**Work required:**
Below is a listing to transcribe in full and exactly; keep the pictures out.
** Start of Dataset section **
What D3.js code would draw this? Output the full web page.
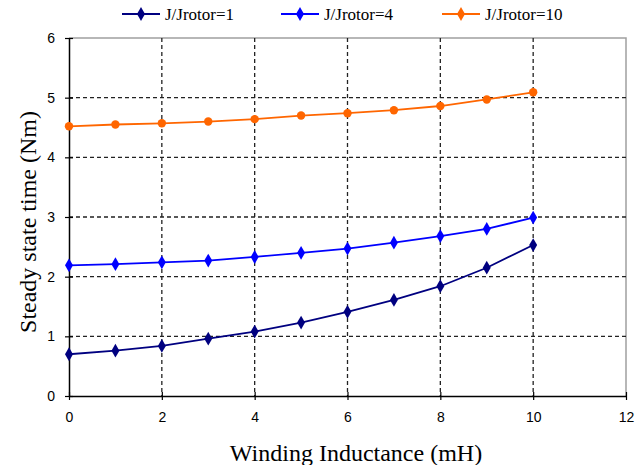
<!DOCTYPE html>
<html>
<head>
<meta charset="utf-8">
<script src="https://cdn.jsdelivr.net/npm/d3@7"></script>
<style>
  html, body { margin: 0; padding: 0; background: #fff; }
  svg { display: block; }
</style>
</head>
<body>
<svg id="chart" width="635" height="465"></svg>
<script>
// Winding inductance (mH)
const inductance = [0, 1, 2, 3, 4, 5, 6, 7, 8, 9, 10];
// Steady state time for each inertia ratio
const ratio1  = [0.70, 0.76, 0.84, 0.96, 1.08, 1.23, 1.41, 1.61, 1.84, 2.15, 2.53];
const ratio4  = [2.19, 2.21, 2.24, 2.27, 2.33, 2.40, 2.47, 2.57, 2.68, 2.80, 2.99];
const ratio10 = [4.52, 4.55, 4.57, 4.60, 4.64, 4.70, 4.74, 4.79, 4.86, 4.97, 5.09];
const seriesNames = ["J/Jrotor=1", "J/Jrotor=4", "J/Jrotor=10"];
const xTicks = [0, 2, 4, 6, 8, 10, 12];
const yTicks = [0, 1, 2, 3, 4, 5, 6];

const series = [
  { name: seriesNames[0], values: ratio1,  color: "#000080", marker: "diamond" },
  { name: seriesNames[1], values: ratio4,  color: "#0000ff", marker: "diamond" },
  { name: seriesNames[2], values: ratio10, color: "#ff6600", marker: "circle" }
];

const svg = d3.select("#chart");
const plotL = 69, plotR = 626, plotT = 38, plotB = 396;

const x = d3.scaleLinear().domain([0, 12]).range([plotL, plotR]);
const y = d3.scaleLinear().domain([0, 6]).range([plotB, plotT]);

const serif = "'Liberation Serif', 'Times New Roman', serif";
const sans = "'Liberation Sans', Arial, sans-serif";

// plot-area frame (top and right edges)
svg.append("path")
  .attr("d", `M${plotL},${plotT}H${plotR}V${plotB}`)
  .attr("fill", "none").attr("stroke", "#a0a0a0").attr("stroke-width", 1.5);

// dashed grid
const grid = svg.append("g").attr("stroke", "#222").attr("stroke-width", 1.3)
  .attr("stroke-dasharray", "4,3");
grid.selectAll(".gh").data(yTicks.filter(d => d > 0 && d < 6)).enter().append("line")
  .attr("x1", plotL).attr("x2", plotR)
  .attr("y1", d => y(d)).attr("y2", d => y(d));
grid.selectAll(".gv").data(xTicks.filter(d => d > 0 && d < 12)).enter().append("line")
  .attr("y1", plotT).attr("y2", plotB)
  .attr("x1", d => x(d)).attr("x2", d => x(d));

// axes
const fmt = d3.format("d");
const xAxis = d3.axisBottom(x).tickValues(xTicks).tickFormat(fmt)
  .tickSizeInner(4).tickSizeOuter(0).tickPadding(12);
const yAxis = d3.axisLeft(y).tickValues(yTicks).tickFormat(fmt)
  .tickSizeInner(4).tickSizeOuter(0).tickPadding(10);

const gx = svg.append("g").attr("transform", `translate(0,${plotB})`).call(xAxis);
const gy = svg.append("g").attr("transform", `translate(${plotL},0)`).call(yAxis);

[gx, gy].forEach(g => {
  g.select(".domain").attr("stroke", "#000").attr("stroke-width", 1.5);
  g.selectAll(".tick line").attr("stroke", "#000").attr("stroke-width", 1.2);
  g.selectAll(".tick text").attr("fill", "#000")
    .style("font-family", sans).style("font-size", "14px");
});
// ticks cross the axis lines
gx.selectAll(".tick line").attr("y1", -4).attr("y2", 4);
gy.selectAll(".tick line").attr("x1", -4).attr("x2", 4);

// axis titles
svg.append("text")
  .attr("x", 356).attr("y", 461)
  .attr("text-anchor", "middle")
  .style("font-family", serif).style("font-size", "24px")
  .text("Winding Inductance (mH)");
svg.append("text")
  .attr("transform", `translate(36,222) rotate(-90)`)
  .attr("text-anchor", "middle")
  .style("font-family", serif).style("font-size", "24px")
  .text("Steady state time (Nm)");

// lines and markers
const line = d3.line().x((d, i) => x(inductance[i])).y(d => y(d));
const diamond = d3.symbol().type(d3.symbolDiamond).size(55);

function drawMarker(g, s, cx, cy) {
  if (s.marker === "circle") {
    g.append("circle").attr("cx", cx).attr("cy", cy).attr("r", 4.2).attr("fill", s.color);
  } else {
    g.append("path").attr("d", diamond()).attr("transform", `translate(${cx},${cy})`).attr("fill", s.color);
  }
}

series.forEach(s => {
  svg.append("path").datum(s.values)
    .attr("d", line).attr("fill", "none")
    .attr("stroke", s.color).attr("stroke-width", 1.8);
  const g = svg.append("g");
  s.values.forEach((v, i) => drawMarker(g, s, x(inductance[i]), y(v)));
});

// legend
const legendX = [122, 281, 442];
series.forEach((s, i) => {
  const lx = legendX[i], ly = 14;
  svg.append("line").attr("x1", lx).attr("x2", lx + 38).attr("y1", ly).attr("y2", ly)
    .attr("stroke", s.color).attr("stroke-width", 1.8);
  svg.append("path").attr("d", diamond()).attr("transform", `translate(${lx + 19},${ly})`).attr("fill", s.color);
  svg.append("text").attr("x", lx + 43).attr("y", ly + 6)
    .style("font-family", serif).style("font-size", "17px")
    .text(s.name);
});
</script>
</body>
</html>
** End of Dataset section **
**Answer to this problem:**
What D3.js code would draw this? Output the full web page.
<!DOCTYPE html>
<html>
<head>
<meta charset="utf-8">
<script src="https://cdn.jsdelivr.net/npm/d3@7"></script>
<style>
  html, body { margin: 0; padding: 0; background: #fff; }
  svg { display: block; }
</style>
</head>
<body>
<svg id="chart" width="635" height="465"></svg>
<script>
// Winding inductance (mH)
const inductance = [0, 1, 2, 3, 4, 5, 6, 7, 8, 9, 10];
// Steady state time for each inertia ratio
const ratio1  = [0.70, 0.76, 0.84, 0.96, 1.08, 1.23, 1.41, 1.61, 1.84, 2.15, 2.53];
const ratio4  = [2.19, 2.21, 2.24, 2.27, 2.33, 2.40, 2.47, 2.57, 2.68, 2.80, 2.99];
const ratio10 = [4.52, 4.55, 4.57, 4.60, 4.64, 4.70, 4.74, 4.79, 4.86, 4.97, 5.09];
const seriesNames = ["J/Jrotor=1", "J/Jrotor=4", "J/Jrotor=10"];
const xTicks = [0, 2, 4, 6, 8, 10, 12];
const yTicks = [0, 1, 2, 3, 4, 5, 6];

const series = [
  { name: seriesNames[0], values: ratio1,  color: "#000080", marker: "diamond" },
  { name: seriesNames[1], values: ratio4,  color: "#0000ff", marker: "diamond" },
  { name: seriesNames[2], values: ratio10, color: "#ff6600", marker: "circle" }
];

const svg = d3.select("#chart");
const plotL = 69, plotR = 626, plotT = 38, plotB = 396;

const x = d3.scaleLinear().domain([0, 12]).range([plotL, plotR]);
const y = d3.scaleLinear().domain([0, 6]).range([plotB, plotT]);

const serif = "'Liberation Serif', 'Times New Roman', serif";
const sans = "'Liberation Sans', Arial, sans-serif";

// plot-area frame (top and right edges)
svg.append("path")
  .attr("d", `M${plotL},${plotT}H${plotR}V${plotB}`)
  .attr("fill", "none").attr("stroke", "#a0a0a0").attr("stroke-width", 1.5);

// dashed grid
const grid = svg.append("g").attr("stroke", "#222").attr("stroke-width", 1.3)
  .attr("stroke-dasharray", "4,3");
grid.selectAll(".gh").data(yTicks.filter(d => d > 0 && d < 6)).enter().append("line")
  .attr("x1", plotL).attr("x2", plotR)
  .attr("y1", d => y(d)).attr("y2", d => y(d));
grid.selectAll(".gv").data(xTicks.filter(d => d > 0 && d < 12)).enter().append("line")
  .attr("y1", plotT).attr("y2", plotB)
  .attr("x1", d => x(d)).attr("x2", d => x(d));

// axes
const fmt = d3.format("d");
const xAxis = d3.axisBottom(x).tickValues(xTicks).tickFormat(fmt)
  .tickSizeInner(4).tickSizeOuter(0).tickPadding(12);
const yAxis = d3.axisLeft(y).tickValues(yTicks).tickFormat(fmt)
  .tickSizeInner(4).tickSizeOuter(0).tickPadding(10);

const gx = svg.append("g").attr("transform", `translate(0,${plotB})`).call(xAxis);
const gy = svg.append("g").attr("transform", `translate(${plotL},0)`).call(yAxis);

[gx, gy].forEach(g => {
  g.select(".domain").attr("stroke", "#000").attr("stroke-width", 1.5);
  g.selectAll(".tick line").attr("stroke", "#000").attr("stroke-width", 1.2);
  g.selectAll(".tick text").attr("fill", "#000")
    .style("font-family", sans).style("font-size", "14px");
});
// ticks cross the axis lines
gx.selectAll(".tick line").attr("y1", -4).attr("y2", 4);
gy.selectAll(".tick line").attr("x1", -4).attr("x2", 4);

// axis titles
svg.append("text")
  .attr("x", 356).attr("y", 461)
  .attr("text-anchor", "middle")
  .style("font-family", serif).style("font-size", "24px")
  .text("Winding Inductance (mH)");
svg.append("text")
  .attr("transform", `translate(36,222) rotate(-90)`)
  .attr("text-anchor", "middle")
  .style("font-family", serif).style("font-size", "24px")
  .text("Steady state time (Nm)");

// lines and markers
const line = d3.line().x((d, i) => x(inductance[i])).y(d => y(d));
const diamond = d3.symbol().type(d3.symbolDiamond).size(55);

function drawMarker(g, s, cx, cy) {
  if (s.marker === "circle") {
    g.append("circle").attr("cx", cx).attr("cy", cy).attr("r", 4.2).attr("fill", s.color);
  } else {
    g.append("path").attr("d", diamond()).attr("transform", `translate(${cx},${cy})`).attr("fill", s.color);
  }
}

series.forEach(s => {
  svg.append("path").datum(s.values)
    .attr("d", line).attr("fill", "none")
    .attr("stroke", s.color).attr("stroke-width", 1.8);
  const g = svg.append("g");
  s.values.forEach((v, i) => drawMarker(g, s, x(inductance[i]), y(v)));
});

// legend
const legendX = [122, 281, 442];
series.forEach((s, i) => {
  const lx = legendX[i], ly = 14;
  svg.append("line").attr("x1", lx).attr("x2", lx + 38).attr("y1", ly).attr("y2", ly)
    .attr("stroke", s.color).attr("stroke-width", 1.8);
  svg.append("path").attr("d", diamond()).attr("transform", `translate(${lx + 19},${ly})`).attr("fill", s.color);
  svg.append("text").attr("x", lx + 43).attr("y", ly + 6)
    .style("font-family", serif).style("font-size", "17px")
    .text(s.name);
});
</script>
</body>
</html>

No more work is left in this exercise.